If you are the owner-employee of a privately held C corporation, you should know that there is more than one way to extract money from a corporation and some methods are more tax advantaged than others.

corporation TaxedDividend

The easiest method for making a withdrawal is to declare a dividend, but it is generally not tax efficient. The corporation will receive no deduction for the dividend payment, and you, as the recipient, will generally pay taxes on the amount you receive. However, assuming the dividend meets certain conditions, a favorable 15% tax rate (20% if you are in the 39.6% ordinary income tax bracket*) will apply.


If you take additional money out as salary, the company may deduct the compensation, assuming it is "reasonable." But you will have to pay income taxes on the salary, and both you and the company will have to pay FICA taxes. Consider the following additional alternatives.

Prior loans to the corporation

If you previously loaned the company money, you generally may be repaid with interest without having the repayment treated as a dividend. However, in certain instances, such as when a loan has not been properly documented, the IRS may attempt to recharacterize repayment amounts as dividends.

Compensation to other family members

The corporation may deduct reasonable compensation paid to your children or other family members for services actually rendered. Your family members would pay income tax on the compensation they receive at their own rates, which may be much lower than yours.
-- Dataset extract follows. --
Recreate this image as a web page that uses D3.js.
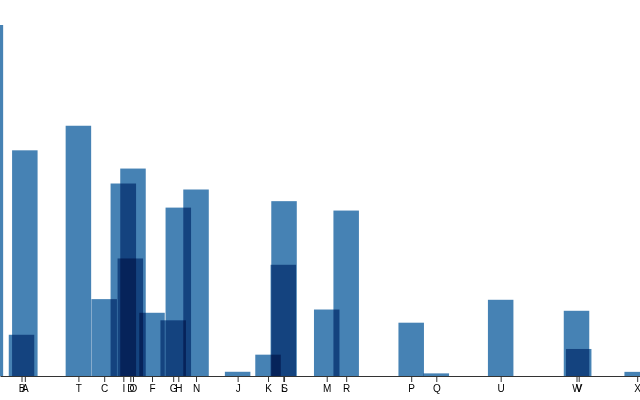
<!DOCTYPE html>
<html>
<head>
<meta charset="utf-8">
<script src="https://cdn.jsdelivr.net/npm/d3@7"></script>
<style>
  body { margin: 0; background: #fff; }
  svg { display: block; }
  .bar { fill: steelblue; mix-blend-mode: multiply; }
</style>
</head>
<body>
<script>
const WIDTH  = 640;
const HEIGHT = 400;
const BASE_Y = 376;
const TOP_Y  = 25;
const BAR_W  = 25.5;

// letters, their frequency and the position value they sit at on the x axis
const letters   = ["E", "B", "A", "T", "C", "I", "D", "O", "F", "G", "H", "N",
                   "J", "K", "L", "S", "M", "R", "P", "Q", "U", "W", "V", "X"];
const frequency = [0.12702, 0.01492, 0.08167, 0.09056, 0.02782, 0.06966, 0.04253, 0.07507,
                   0.02288, 0.02015, 0.06094, 0.06749, 0.00153, 0.00772, 0.04025, 0.06327,
                   0.02406, 0.05987, 0.01929, 0.00095, 0.02758, 0.02360, 0.00978, 0.00150];
const position  = [-1.5, 3.36, 3.88, 12.25, 16.28, 19.27, 20.36, 20.78, 23.75, 27.06, 27.86, 30.63,
                   37.13, 41.88, 44.27, 44.38, 51.05, 54.09, 64.25, 68.17, 78.23, 90.08, 90.42, 99.56];

const dataset = letters.map((l, i) => ({ letter: l, freq: frequency[i], pos: position[i] }));

const svg = d3.select("body").append("svg")
    .attr("width", WIDTH)
    .attr("height", HEIGHT);

const xScale = d3.scaleLinear().domain([0, 100]).range([0, WIDTH]);
const yScale = d3.scaleLinear().domain([0, d3.max(frequency)]).range([BASE_Y, TOP_Y]);

// Bars - multiply blending so overlaps get darker
svg.append("g")
  .selectAll("rect")
  .data(dataset)
  .enter()
  .append("rect").attr("class", "bar")
    .attr("x", d => xScale(d.pos) - BAR_W / 2)
    .attr("y", d => yScale(d.freq))
    .attr("width", BAR_W)
    .attr("height", d => BASE_Y - yScale(d.freq));

const xAxis = d3.axisBottom(xScale)
    .tickValues(position)
    .tickFormat((d, i) => letters[i])
    .tickSizeOuter(0);

svg.append("g")
    .attr("id", "x-axis")
    .attr("transform", "translate(0," + BASE_Y + ")")
    .call(xAxis)
    .call(g => g.select(".domain").attr("stroke", "#333"))
    .call(g => g.selectAll(".tick line").attr("stroke", "#333"));
</script>
</body>
</html>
Loans from the corporation

A loan made to you by the corporation is generally not taxable, provided the loan is properly documented and you make payments of interest and principal in a timely manner.

Fringe benefits

Certain fringe benefits such as medical benefits, disability insurance, and qualifying group life insurance may be both deductible by the corporation and nontaxable to you. Generally, the company must also provide the benefits to other company employees on a nondiscriminatory basis.

* An additional 3.8% tax on net investment income could apply to high-bracket taxpayers.